The art of sneaker customisation
11 October 2019 | Art and Entertainment
Sneaker exclusivity is everything because sharing your favourite sneakers with someone who already has them or might buy them tomorrow (if they wanted) can get pretty old and tiring fast. The art of sneaker customisation has boomed into a solid business globally and has truly been perceived as a serious form of expression. Custom sneakers are pieces of art that combine passion and fashion knowledge together to create something unique and beautiful.
In Namibia, Leroy Kambrude from Sole Purpose Namibia is the king of customising sneakers. He is able to transform any sneaker and paint it in his own unique way.

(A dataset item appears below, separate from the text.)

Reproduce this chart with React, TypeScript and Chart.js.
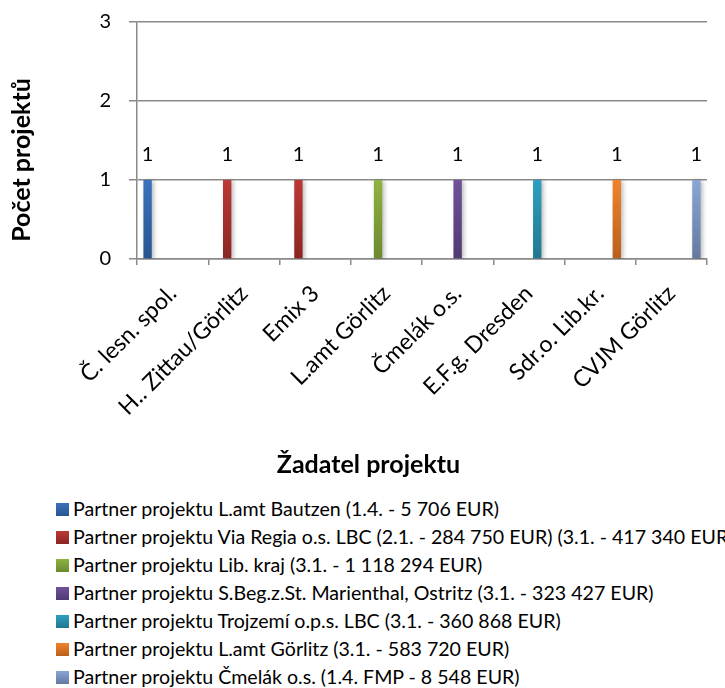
import React, { useEffect, useRef } from "react";
import { Chart, registerables } from "chart.js";

Chart.register(...registerables);

const FONT = "Lato, 'Noto Sans', sans-serif";
const GRID = "#8a8a8a";

const categories = [
  "Č. lesn. spol.",
  "H.. Zittau/Görlitz",
  "Emix 3",
  "L.amt Görlitz",
  "Čmelák o.s.",
  "E.F.g. Dresden",
  "Sdr.o. Lib.kr.",
  "CVJM Görlitz",
];

const seriesNames = [
  "Partner projektu L.amt Bautzen (1.4. - 5 706 EUR)",
  "Partner projektu Via Regia o.s. LBC (2.1. - 284 750 EUR) (3.1. - 417 340 EUR)",
  "Partner projektu Lib. kraj (3.1. - 1 118 294 EUR)",
  "Partner projektu S.Beg.z.St. Marienthal, Ostritz (3.1. - 323 427 EUR)",
  "Partner projektu Trojzemí o.p.s. LBC (3.1. - 360 868 EUR)",
  "Partner projektu L.amt Görlitz (3.1. - 583 720 EUR)",
  "Partner projektu Čmelák o.s. (1.4. FMP - 8 548 EUR)",
];

const seriesBautzen = [1, null, null, null, null, null, null, null];
const seriesViaRegia = [null, 1, 1, null, null, null, null, null];
const seriesLibKraj = [null, null, null, 1, null, null, null, null];
const seriesMarienthal = [null, null, null, null, 1, null, null, null];
const seriesTrojzemi = [null, null, null, null, null, 1, null, null];
const seriesLamtGorlitz = [null, null, null, null, null, null, 1, null];
const seriesCmelak = [null, null, null, null, null, null, null, 1];

const seriesValues = [
  seriesBautzen,
  seriesViaRegia,
  seriesLibKraj,
  seriesMarienthal,
  seriesTrojzemi,
  seriesLamtGorlitz,
  seriesCmelak,
];

const colorsTop = ["#3a72bc", "#bb3835", "#8fb340", "#70519a", "#2e9fc0", "#f0832a", "#89a6d6"];
const colorsBottom = ["#28558f", "#8a2523", "#6a8a2e", "#513a72", "#21778f", "#b95f1b", "#64799f"];

const yTitle = "Počet projektů";
const xTitle = "Žadatel projektu";

const barPlugin = {
  id: "barExtras",
  beforeDatasetsDraw(chart: any) {
    const c = chart.ctx;
    c.save();
    c.shadowColor = "rgba(0,0,0,0.28)";
    c.shadowBlur = 4;
    c.shadowOffsetX = 2;
    c.shadowOffsetY = 1;
  },
  afterDatasetsDraw(chart: any) {
    const c = chart.ctx;
    c.restore();
    c.save();
    c.fillStyle = "#000";
    c.font = `20px ${FONT}`;
    c.textAlign = "center";
    c.textBaseline = "alphabetic";
    chart.data.datasets.forEach((ds: any, di: number) => {
      const meta = chart.getDatasetMeta(di);
      meta.data.forEach((el: any, i: number) => {
        const v = ds.data[i];
        if (v === null || v === undefined) return;
        c.fillText(String(v), el.x, el.y - 19);
      });
    });
    c.restore();
  },
  afterDraw(chart: any) {
    const c = chart.ctx;
    const area = chart.chartArea;
    c.save();
    c.fillStyle = "#000";
    c.font = `bold 25px ${FONT}`;
    c.textAlign = "center";
    c.textBaseline = "middle";
    c.save();
    c.translate(area.left - 115, area.bottom - 99);
    c.rotate(-Math.PI / 2);
    c.fillText(yTitle, 0, 0);
    c.restore();
    c.fillText(xTitle, chart.width / 2 + 6, area.bottom + 206);
    c.restore();
  },
};

export default function App() {
  const ref = useRef<HTMLCanvasElement>(null);

  useEffect(() => {
    const canvas = ref.current;
    if (!canvas) return;
    const gradientFor = (i: number) => (ctx: any) => {
      const chart = ctx.chart;
      const y = chart.scales && chart.scales.y;
      if (!chart.chartArea || !y || ctx.raw === null || ctx.raw === undefined) return colorsTop[i];
      const top = y.getPixelForValue(ctx.raw);
      const bottom = y.getPixelForValue(0);
      const g = chart.ctx.createLinearGradient(0, top, 0, bottom);
      g.addColorStop(0, colorsTop[i]);
      g.addColorStop(1, colorsBottom[i]);
      return g;
    };
    const chart = new Chart(canvas, {
      type: "bar",
      data: {
        labels: categories,
        datasets: seriesValues.map((vals, i) => ({
          label: seriesNames[i],
          data: vals,
          backgroundColor: gradientFor(i),
          borderWidth: 0,
          categoryPercentage: 0.82,
          barPercentage: 1.0,
        })),
      },
      options: {
        responsive: false,
        animation: false,
        layout: { padding: { left: 0, right: 18, top: 22, bottom: 0 } },
        plugins: {
          legend: { display: false },
          tooltip: { enabled: false },
        },
        scales: {
          x: {
            grid: {
              display: true,
              drawOnChartArea: false,
              drawTicks: true,
              tickLength: 6,
              color: GRID,
              lineWidth: 1.5,
              offset: true,
            },
            border: { display: true, color: GRID, width: 1.5 },
            ticks: {
              autoSkip: false,
              minRotation: 45,
              maxRotation: 45,
              padding: 15,
              color: "#000",
              font: { family: FONT, size: 23 },
            },
            afterFit: (s: any) => {
              s.height = 226;
              s.paddingLeft = 0;
              s.paddingRight = 0;
            },
          },
          y: {
            min: 0,
            max: 3,
            ticks: {
              stepSize: 1,
              padding: 18,
              color: "#000",
              font: { family: FONT, size: 20 },
            },
            grid: { color: GRID, lineWidth: 1.5, tickLength: 8, drawTicks: true },
            border: { color: GRID, width: 1.5 },
            afterFit: (s: any) => {
              s.width = 137;
              s.paddingTop = 12;
              s.paddingBottom = 12;
            },
          },
        },
      },
      plugins: [barPlugin],
    } as any);
    return () => chart.destroy();
  }, []);

  return (
    <div
      style={{
        position: "absolute",
        left: 0,
        top: 0,
        width: 725,
        height: 688,
        background: "#fff",
        overflow: "hidden",
        fontFamily: FONT,
      }}
    >
      <canvas ref={ref} width={725} height={485} style={{ display: "block", width: 725, height: 485 }} />
      <div style={{ position: "absolute", left: 0, top: 495 }}>
        {seriesNames.map((name, i) => (
          <div
            key={i}
            style={{ height: 28, display: "flex", alignItems: "center", whiteSpace: "nowrap" }}
          >
            <span
              style={{
                display: "inline-block",
                marginLeft: 56,
                width: 13,
                height: 13,
                background: `linear-gradient(${colorsTop[i]}, ${colorsBottom[i]})`,
              }}
            />
            <span style={{ marginLeft: 4, fontSize: 19.6, color: "#000", lineHeight: "28px" }}>{name}</span>
          </div>
        ))}
      </div>
    </div>
  );
}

We caught up with the extraordinary sneaker customiser to let us in on how he combines his love for painting and shoes.
On how he got into this business, Kambrude shared that he has always loved drawing and, of course, sneakers. His friend suggested he start cleaning sneakers for extra income and while doing research on how to properly clean sneakers he came across a website that sold leather paint for sneakers. “That's how I decided to combine my love for art and sneakers. To create a one-of-a-kind sneaker and to be able to do this as a business is extra special and I love seeing people wear what I create,” he said.
Kambrude showcases at the monthly hip-hop event Lemon and Lime hosted by Doctatainment. He describes the experience as unbelievable as he does not accept it as true when he receives positive responses for his art. “Everybody was curious about who Sole Purpose Namibia is and what we do.

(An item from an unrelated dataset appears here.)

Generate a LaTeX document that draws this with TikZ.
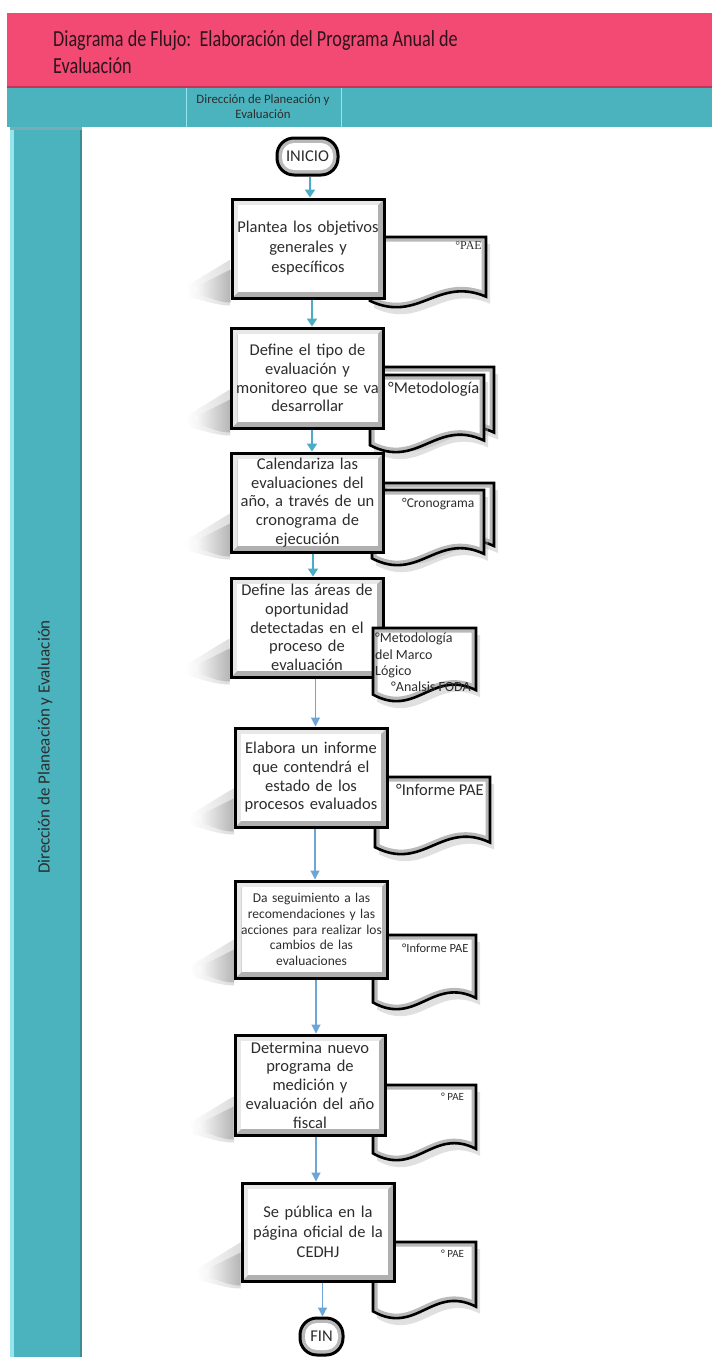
\documentclass[tikz,border=0pt]{standalone}
\usepackage{fontspec}
\setmainfont{Carlito}
\newfontfamily\serifdoc{Liberation Serif}
\usetikzlibrary{arrows.meta,calc,shapes.misc}

\definecolor{hdrpink}{RGB}{242,74,114}
\definecolor{hdrpinkdark}{RGB}{200,50,85}
\definecolor{laneteal}{RGB}{75,179,190}
\definecolor{laneedge}{RGB}{150,228,238}
\definecolor{lanedark}{RGB}{60,140,150}
\definecolor{txtgray}{RGB}{45,45,45}
\definecolor{titlecol}{RGB}{45,20,28}
\definecolor{arrteal}{RGB}{75,172,198}
\definecolor{arrblue}{RGB}{110,165,215}

\pgfdeclarelayer{back}
\pgfdeclarelayer{shadow}
\pgfsetlayers{back,shadow,main}

% wavy document outline: x1, top y, x2, bottom y (pixel values, y downwards)
\newcommand\docshape[5][]{%
  \pgfmathsetmacro\dsXa{#2}\pgfmathsetmacro\dsYa{-(#3)}%
  \pgfmathsetmacro\dsXb{#4}\pgfmathsetmacro\dsYb{-(#5)}%
  \pgfmathsetmacro\dsH{\dsYa-\dsYb}\pgfmathsetmacro\dsW{\dsXb-\dsXa}%
  \path[#1] (\dsXa,\dsYa) -- (\dsXb,\dsYa) -- (\dsXb,\dsYb+0.16*\dsH)
    .. controls (\dsXb-0.42*\dsW,\dsYb+0.45*\dsH) and (\dsXa+0.42*\dsW,\dsYb-0.22*\dsH)
    .. (\dsXa,\dsYb+0.1*\dsH) -- cycle;}

% one document page with drop shadow, bevel and border
\newcommand\docpage[4]{%
  \docshape[fill=gray!60, opacity=.4, shift={(4,-7)}]{#1}{#2}{#3}{#4}
  \begin{scope}
    \docshape[fill=white]{#1}{#2}{#3}{#4}
    \docshape[clip]{#1}{#2}{#3}{#4}
    \docshape[draw=gray!55, line width=9pt]{#1}{#2}{#3}{#4}
  \end{scope}
  \docshape[draw=black, line width=2.6pt]{#1}{#2}{#3}{#4}}

\tikzset{
  x=1pt, y=1pt,
  bevel/.style={path picture={
      \coordinate (bvSW) at (path picture bounding box.south west);
      \coordinate (bvNE) at (path picture bounding box.north east);
      \coordinate (bvNW) at (bvSW |- bvNE);
      \fill[gray!62] (bvSW) rectangle (bvNE);
      \fill[gray!18] (bvSW) -- (bvNW) -- (bvNE) -- ([shift={(-6,-6)}]bvNE)
        -- ([shift={(6,-6)}]bvNW) -- ([shift={(6,6)}]bvSW) -- cycle;
      \fill[white] ([shift={(6,6)}]bvSW) rectangle ([shift={(-6,-6)}]bvNE);}},
  termbevel/.style={path picture={
      \coordinate (bvSW) at (path picture bounding box.south west);
      \coordinate (bvNE) at (path picture bounding box.north east);
      \fill[gray!55] (bvSW) rectangle (bvNE);
      \fill[white, rounded corners=12pt] ([shift={(5,5)}]bvSW) rectangle ([shift={(-5,-5)}]bvNE);}},
  procbox/.style={rectangle, draw=black, line width=3pt, fill=white, bevel,
    inner sep=3pt, minimum width=152pt, text width=146pt, minimum height=99pt,
    align=center, text=txtgray},
  bigtext/.style={font=\fontsize{16.5}{18.7}\selectfont},
  roomytext/.style={font=\fontsize{16.5}{20}\selectfont},
  smalltext/.style={font=\fontsize{13.5}{15.7}\selectfont},
  termbox/.style={rectangle, rounded corners=17pt, draw=black, line width=3pt,
    fill=white, termbevel, minimum height=37pt, inner sep=2pt, text=txtgray,
    font=\fontsize{16.5}{18}\selectfont},
  doctext/.style={inner sep=0pt, text=txtgray},
  flowA/.style={draw=arrteal, line width=2.2pt, -{Triangle[length=8pt,width=10pt]}},
  flowB/.style={draw=arrblue, line width=1.1pt, -{Triangle[length=9pt,width=9pt]}},
}

\begin{document}
\begin{tikzpicture}
\useasboundingbox (0,0) rectangle (712,-1357);

% page frame: title bar, lane header and swimlane column
\begin{pgfonlayer}{back}
  \fill[white] (0,0) rectangle (712,-1357);
  \fill[hdrpink] (7,-13) rectangle (712,-88);
  \fill[hdrpinkdark] (7,-86) rectangle (712,-88);
  \fill[laneteal] (7,-88) rectangle (712,-127);
  \draw[laneedge, line width=0.8pt] (186,-88) -- (186,-127);
  \draw[laneedge, line width=0.8pt] (341,-88) -- (341,-127);
  \fill[laneteal] (10,-127) rectangle (82,-1357);
  \fill[laneedge] (10,-127) rectangle (14,-1357);
  \fill[lanedark] (80,-127) rectangle (82,-1357);
  \fill[lanedark!70] (10,-127) rectangle (82,-130);
\end{pgfonlayer}

\node[anchor=north west, inner sep=0pt, text=titlecol, align=left] (title) at (53,-27)
  {\scalebox{0.79}[1]{\fontsize{23}{27}\selectfont\begin{tabular}{@{}l@{}}Diagrama de Flujo:\ \ Elaboración del Programa Anual de\\Evaluación\end{tabular}}};
\node[align=center, text=txtgray, font=\fontsize{12.8}{15}\selectfont] (lanehead) at (263,-107)
  {Dirección de Planeación y\\Evaluación};
\node[rotate=90, text=txtgray, font=\fontsize{17}{20}\selectfont] (lanename) at (45,-747)
  {Dirección de Planeación y Evaluación};

% documents produced by each step (behind their step boxes)
\docpage{370}{237}{486}{308}
\docpage{380}{367}{494}{445}
\docpage{370}{375}{484}{453}
\docpage{382}{483}{494}{558}
\docpage{372}{490}{484}{566}
\docpage{375}{777}{490}{855}
\docpage{373}{935}{476}{1010}
\docpage{373}{1085}{476}{1161}
\docpage{373}{1242}{476}{1319}

\node[doctext, anchor=north east, font=\serifdoc\fontsize{12}{14}\selectfont] (d1) at (482,-241) {°PAE};
\node[doctext, anchor=west, font=\fontsize{16.5}{18}\selectfont] (d2) at (388,-389) {°Metodología};
\node[doctext, anchor=west, font=\fontsize{13.5}{15}\selectfont] (d3) at (402,-504) {°Cronograma};
\node[doctext, anchor=west, font=\fontsize{16.5}{18}\selectfont] (d5) at (396,-790) {°Informe PAE};
\node[doctext, anchor=west, font=\fontsize{12.5}{14}\selectfont] (d6) at (402,-948) {°Informe PAE};
\node[doctext, anchor=west, font=\fontsize{11}{13}\selectfont] (d7) at (441,-1097) {° PAE};
\node[doctext, anchor=west, font=\fontsize{11}{13}\selectfont] (d8) at (441,-1254) {° PAE};

% flow steps
\node[termbox, minimum width=61pt] (ini) at (307.5,-156.5) {INICIO};
\node[procbox, roomytext] (p1) at (308,-248.5) {Plantea los objetivos\\generales y\\específicos};
\node[procbox, bigtext, minimum height=100pt] (p2) at (307.5,-378) {Define el tipo de\\evaluación y\\monitoreo que se va\\desarrollar};
\node[procbox, bigtext] (p3) at (307.5,-502.5) {Calendariza las\\evaluaciones del\\año, a través de un\\cronograma de\\ejecución};
\node[procbox, bigtext] (p4) at (307,-627.5) {Define las áreas de\\oportunidad\\detectadas en el\\proceso de\\evaluación};
\node[procbox, bigtext] (p5) at (311,-777.5) {Elabora un informe\\que contendrá el\\estado de los\\procesos evaluados};
\node[procbox, smalltext, minimum height=97pt] (p6) at (311.5,-929.5) {Da seguimiento a las\\recomendaciones y las\\acciones para realizar los\\cambios de las\\evaluaciones};
\node[procbox, bigtext, minimum height=100pt, minimum width=150pt, text width=144pt] (p7) at (310,-1085) {Determina nuevo\\programa de\\medición y\\evaluación del año\\fiscal};
\node[procbox, roomytext, minimum height=98pt] (p8) at (318,-1232) {Se pública en la\\página oficial de la\\CEDHJ};
\node[termbox, minimum width=43pt] (fin) at (321.5,-1336.5) {FIN};

% this document sits in front of its step box
\docpage{373}{628}{476}{702}
\node[doctext, anchor=north west, align=left, font=\fontsize{14}{16.3}\selectfont] (d4) at (375,-633)
  {°Metodología\\del Marco\\Lógico\\\hspace*{16pt}°Analsis FODA};

% soft shadows cast to the lower left of each step
\begin{pgfonlayer}{shadow}
  \foreach \n in {p1,p2,p3,p4,p5,p6,p7,p8}{
    \shade[left color=white, right color=gray!45, opacity=.6]
      ([yshift=40pt]\n.south west) .. controls +(-14,-8) and +(12,6) .. ([shift={(-44,14)}]\n.south west)
      -- ([shift={(-40,2)}]\n.south west) .. controls +(14,-3) and +(-14,0) .. ([yshift=-6pt]\n.south west) -- cycle;
    \shade[left color=white, right color=gray!70, opacity=.7]
      ([yshift=30pt]\n.south west) .. controls +(-12,-6) and +(10,5) .. ([shift={(-36,12)}]\n.south west)
      -- ([shift={(-32,5)}]\n.south west) .. controls +(12,-3) and +(-12,0) .. ([yshift=-3pt]\n.south west) -- cycle;
  }
\end{pgfonlayer}

% connectors
\draw[flowA] ([xshift=2.5pt]ini.south) -- ([xshift=2pt]p1.north);
\draw[flowA] ([xshift=4pt]p1.south) -- ([xshift=4.5pt]p2.north);
\draw[flowA] ([xshift=4.5pt]p2.south) -- ([xshift=4.5pt]p3.north);
\draw[flowA] ([xshift=5.5pt]p3.south) -- ([xshift=6pt]p4.north);
\draw[flowB] ([xshift=8.5pt]p4.south) -- ([xshift=4.5pt]p5.north);
\draw[flowB] ([xshift=4pt]p5.south) -- ([xshift=3.5pt]p6.north);
\draw[flowB] ([xshift=4.5pt]p6.south) -- ([xshift=6pt]p7.north);
\draw[flowB] ([xshift=6pt]p7.south) -- ([xshift=-2pt]p8.north);
\draw[flowB] ([xshift=4.5pt]p8.south) -- ([xshift=1pt]fin.north);
\end{tikzpicture}
\end{document}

“Doctatainment is doing a magnificent job in exposing young and upcoming entrepreneurs in the creative space. They have granted this opportunity to Sole Purpose too, which I am very grateful for,” he said.

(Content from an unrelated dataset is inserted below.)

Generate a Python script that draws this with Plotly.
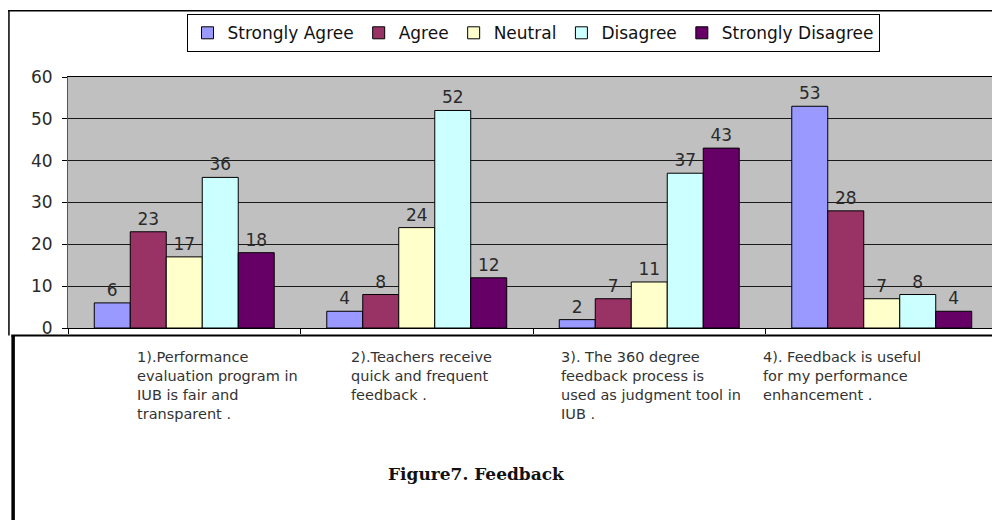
import plotly.graph_objects as go

categories = ["Q1", "Q2", "Q3", "Q4"]
category_labels = [
    "1).Performance<br>evaluation program in<br>IUB is fair and<br>transparent .",
    "2).Teachers receive<br>quick and frequent<br>feedback .",
    "3). The 360 degree<br>feedback process is<br>used as judgment tool in<br>IUB .",
    "4). Feedback is useful<br>for my performance<br>enhancement .",
]
series_names = ["Strongly Agree", "Agree", "Neutral", "Disagree", "Strongly Disagree"]
strongly_agree = [6, 4, 2, 53]
agree = [23, 8, 7, 28]
neutral = [17, 24, 11, 7]
disagree = [36, 52, 37, 8]
strongly_disagree = [18, 12, 43, 4]
series_values = [strongly_agree, agree, neutral, disagree, strongly_disagree]
colors = ["#9999FF", "#993366", "#FFFFCC", "#CCFFFF", "#660066"]
y_ticks = [0, 10, 20, 30, 40, 50, 60]
caption = "Figure7. Feedback"

SANS = "DejaVu Sans"

fig = go.Figure()
for name, vals, col in zip(series_names, series_values, colors):
    fig.add_trace(go.Bar(
        x=categories, y=vals, name=name,
        marker=dict(color=col, line=dict(color="#000000", width=1)),
        text=[str(v) for v in vals], textposition="outside",
        textfont=dict(family=SANS, size=17, color="#2a2a2a"),
        cliponaxis=False,
    ))

# category labels (left-aligned text blocks under each group)
label_shift = [-49, -68, -90, -121]
for cat, lab, sh in zip(categories, category_labels, label_shift):
    fig.add_annotation(
        x=cat, xref="x", y=-0.075, yref="paper", text=lab, showarrow=False,
        xanchor="left", yanchor="top", align="left", xshift=sh,
        font=dict(family=SANS, size=14.5, color="#333333"),
    )

fig.add_annotation(
    x=0.439, xref="paper", y=-0.58, yref="paper", text="<b>" + caption + "</b>",
    showarrow=False, xanchor="center", yanchor="middle",
    font=dict(family="DejaVu Serif", size=17, color="#111111"),
)

# frame lines
fig.add_shape(type="line", xref="paper", yref="paper", x0=-0.0645, x1=1.0, y0=1.264, y1=1.264,
              line=dict(color="#000000", width=1.5))
fig.add_shape(type="line", xref="paper", yref="paper", x0=-0.0635, x1=-0.0635, y0=1.264, y1=-0.03,
              line=dict(color="#000000", width=1.5))
fig.add_shape(type="line", xref="paper", yref="paper", x0=-0.061, x1=1.01, y0=-0.03, y1=-0.03,
              line=dict(color="#000000", width=2))
fig.add_shape(type="line", xref="paper", yref="paper", x0=-0.059, x1=-0.059, y0=-0.03, y1=-0.8,
              line=dict(color="#000000", width=3.5))

fig.update_layout(
    width=992, height=512,
    margin=dict(l=60, r=2, t=69, b=192),
    paper_bgcolor="#FFFFFF", plot_bgcolor="#C0C0C0",
    barmode="group", bargap=0.226, bargroupgap=0,
    font=dict(family=SANS, size=16, color="#222222"),
    showlegend=True,
    legend=dict(
        orientation="h", x=0.5, xanchor="center", y=1.25, yanchor="top",
        bgcolor="#FFFFFF", bordercolor="#000000", borderwidth=1,
        font=dict(family=SANS, size=17, color="#111111"),
        itemwidth=30, tracegroupgap=0,
    ),
    xaxis=dict(
        showticklabels=False, ticks="outside", tickson="boundaries", ticklen=5,
        tickcolor="#000000", showline=True, linecolor="#000000", linewidth=1,
        mirror=True, showgrid=False,
    ),
    yaxis=dict(
        range=[0, 60], tickvals=y_ticks, ticks="outside", ticklen=5,
        tickcolor="#000000", showgrid=True, gridcolor="#1a1a1a", gridwidth=1,
        showline=True, linecolor="#555555", linewidth=1, mirror=True,
        zeroline=False, ticklabelstandoff=6,
        tickfont=dict(family=SANS, size=17, color="#2a2a2a"),
    ),
)

fig.write_html("out.html")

He makes use of Angelus leather paint specially made to be used on sneakers as it is flexible and it does not flake, crack or peel off the sneaker. The process takes about two to three days. Describing the process, he shared that he starts by properly cleaning the sneakers as the art work comes out better when it's a new or clean sneaker. He then uses acetone to remove the factory finish from the sneaker.
“I use vinyl or masking tape depending on the sneaker material. I either hand draw the design, freestyle it or use stencils.
“I paint multiple coats until satisfied. Once done I add the high floss, normal or matte finisher/sealer to the sneaker,” he shared.